I think this is actually the wrong way to go, and has proven to be wrong for many decades now. Socialism on some level has been a major factor in American life since FDR's new deal and as such the Republicans wailing about socialism tend to look like idiots because socialism has been around for many decades and the sky hasn't fallen. On the contrary many republican supporters are tied to socialism either directly through welfare or through government contracts and the econonmic runoff that flows in their fetid wake.
In fact, I guarantee you that a great number of lower and lower-middle class republicans feel a strong degree of nausea when they hear some fat, rich republican senator frothing at the mouth about socialism while hoovering up his huge salary and getting thousand dollar lunches or million dollar stock options from lobbyists while Joe Roughneck is relying on his dreaded socialist food stamps just to keep his kids fed each week.

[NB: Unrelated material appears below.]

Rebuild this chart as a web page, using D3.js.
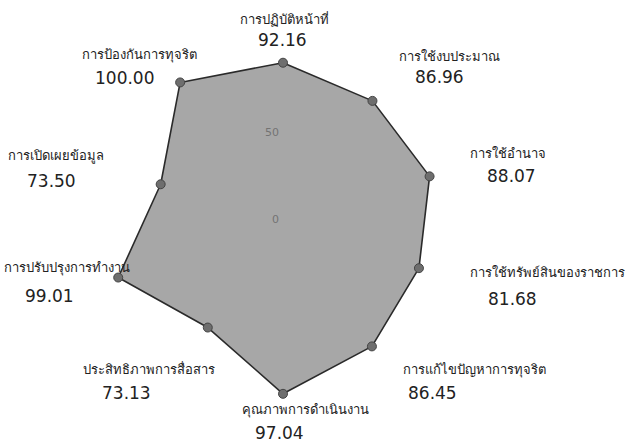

"Uniting against socialism" is a lost cause, for reasons not the least of which is that the mechanisation of industry and the pursuant job losses mean that without some level of socialism you would be facing a social crisis of epic proportions. You would be trying essentially trying to unite people in the effort to slash their own wrists, which is why it's been a dead-end rallying call ever since Regan left the Whitehouse.
If you want to rally people around an idea then it has to be something that they feel negatively impacts their day to day life and furthermore something they feel they have a moral high ground on. That's why people are uniting around resisting government tyranny over their words and their actions, or in other cases uniting around resisting the degradation of their regions through the forced influx of hostile foreigners that don't share their cultural values. Or in short, the main issues that made a Trump election possible.

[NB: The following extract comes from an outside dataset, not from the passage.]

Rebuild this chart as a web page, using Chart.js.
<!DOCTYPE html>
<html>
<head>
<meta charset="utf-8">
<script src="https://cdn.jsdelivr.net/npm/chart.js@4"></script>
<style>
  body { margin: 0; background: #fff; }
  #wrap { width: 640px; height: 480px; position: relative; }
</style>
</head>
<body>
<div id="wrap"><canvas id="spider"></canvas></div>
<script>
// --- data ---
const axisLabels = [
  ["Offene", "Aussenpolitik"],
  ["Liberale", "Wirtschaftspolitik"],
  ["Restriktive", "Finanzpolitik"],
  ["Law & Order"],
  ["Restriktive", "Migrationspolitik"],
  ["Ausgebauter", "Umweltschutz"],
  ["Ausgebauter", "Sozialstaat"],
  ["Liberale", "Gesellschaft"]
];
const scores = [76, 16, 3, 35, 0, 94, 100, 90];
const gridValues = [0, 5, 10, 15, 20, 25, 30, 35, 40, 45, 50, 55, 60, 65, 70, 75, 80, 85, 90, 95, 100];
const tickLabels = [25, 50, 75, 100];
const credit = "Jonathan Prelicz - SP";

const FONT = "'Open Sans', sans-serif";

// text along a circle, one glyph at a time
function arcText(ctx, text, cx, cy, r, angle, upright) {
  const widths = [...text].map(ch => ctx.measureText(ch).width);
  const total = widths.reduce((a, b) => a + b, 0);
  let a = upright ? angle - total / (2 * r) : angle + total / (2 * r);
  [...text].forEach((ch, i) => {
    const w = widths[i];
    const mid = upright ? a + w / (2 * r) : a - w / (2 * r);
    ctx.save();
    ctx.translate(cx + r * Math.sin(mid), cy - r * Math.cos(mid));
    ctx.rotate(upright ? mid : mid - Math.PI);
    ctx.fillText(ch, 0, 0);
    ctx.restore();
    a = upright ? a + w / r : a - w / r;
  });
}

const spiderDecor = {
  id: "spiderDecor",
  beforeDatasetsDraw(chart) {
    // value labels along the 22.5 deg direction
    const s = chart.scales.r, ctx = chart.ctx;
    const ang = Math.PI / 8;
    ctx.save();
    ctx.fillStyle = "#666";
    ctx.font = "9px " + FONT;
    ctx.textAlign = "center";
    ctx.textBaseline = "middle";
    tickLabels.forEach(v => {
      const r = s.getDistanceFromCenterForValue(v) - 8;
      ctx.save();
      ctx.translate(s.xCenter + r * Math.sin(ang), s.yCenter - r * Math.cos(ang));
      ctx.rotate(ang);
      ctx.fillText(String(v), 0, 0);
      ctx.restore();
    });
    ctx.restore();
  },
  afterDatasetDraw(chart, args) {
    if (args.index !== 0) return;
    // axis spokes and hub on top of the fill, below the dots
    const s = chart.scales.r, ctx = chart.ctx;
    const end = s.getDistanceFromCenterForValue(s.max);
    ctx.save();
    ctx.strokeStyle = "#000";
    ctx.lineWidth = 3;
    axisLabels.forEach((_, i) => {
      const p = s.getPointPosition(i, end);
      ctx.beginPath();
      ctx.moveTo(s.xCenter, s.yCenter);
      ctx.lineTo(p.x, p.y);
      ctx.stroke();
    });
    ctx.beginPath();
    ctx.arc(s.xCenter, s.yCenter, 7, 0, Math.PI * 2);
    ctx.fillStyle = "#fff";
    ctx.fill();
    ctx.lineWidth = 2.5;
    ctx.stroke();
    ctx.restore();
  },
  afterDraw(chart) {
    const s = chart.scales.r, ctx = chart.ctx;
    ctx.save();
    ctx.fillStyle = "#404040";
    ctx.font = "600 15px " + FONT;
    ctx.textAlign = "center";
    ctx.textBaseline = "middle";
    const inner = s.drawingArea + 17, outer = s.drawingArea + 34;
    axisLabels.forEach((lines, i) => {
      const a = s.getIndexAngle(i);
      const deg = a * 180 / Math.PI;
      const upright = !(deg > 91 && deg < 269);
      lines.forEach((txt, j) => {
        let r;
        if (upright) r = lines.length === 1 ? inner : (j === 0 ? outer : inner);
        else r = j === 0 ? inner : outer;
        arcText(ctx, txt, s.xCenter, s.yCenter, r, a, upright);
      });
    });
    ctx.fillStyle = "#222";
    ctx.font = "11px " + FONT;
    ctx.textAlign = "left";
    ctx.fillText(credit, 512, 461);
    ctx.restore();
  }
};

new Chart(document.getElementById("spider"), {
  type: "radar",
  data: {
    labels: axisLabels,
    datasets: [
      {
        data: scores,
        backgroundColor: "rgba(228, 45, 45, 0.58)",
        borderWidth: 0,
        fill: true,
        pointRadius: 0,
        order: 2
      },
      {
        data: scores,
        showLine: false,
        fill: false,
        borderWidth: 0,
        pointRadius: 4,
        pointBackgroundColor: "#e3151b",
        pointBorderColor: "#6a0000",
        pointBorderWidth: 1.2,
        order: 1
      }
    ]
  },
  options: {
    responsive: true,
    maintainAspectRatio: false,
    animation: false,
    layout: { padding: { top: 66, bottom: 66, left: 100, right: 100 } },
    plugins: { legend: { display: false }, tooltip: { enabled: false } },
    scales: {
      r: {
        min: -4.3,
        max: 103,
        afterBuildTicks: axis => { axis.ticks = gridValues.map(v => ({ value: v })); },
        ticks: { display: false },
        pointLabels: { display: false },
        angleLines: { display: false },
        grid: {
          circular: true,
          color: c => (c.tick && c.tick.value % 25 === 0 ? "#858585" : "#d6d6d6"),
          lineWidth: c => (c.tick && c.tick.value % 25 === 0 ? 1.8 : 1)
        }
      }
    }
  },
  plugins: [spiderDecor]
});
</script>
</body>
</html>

If Trump had campaigned on "stopping socialism" then Hillary would have won, flat out. If you want people to rally to a cause you can't
tell them what that cause is going to be. You have to sense a underlying urgency in the crowd and tap into it.
Freedom from tyranny and a safe nation absent hostile foreigners. That's not a hard line to push, and though the alt-right might be far more the latter and less the former (while the alt-light is far more the former and far less the latter) they are just different expressions of that same widespread political yearning.
Freedom from tyranny and a safe nation absent hostile foreigners.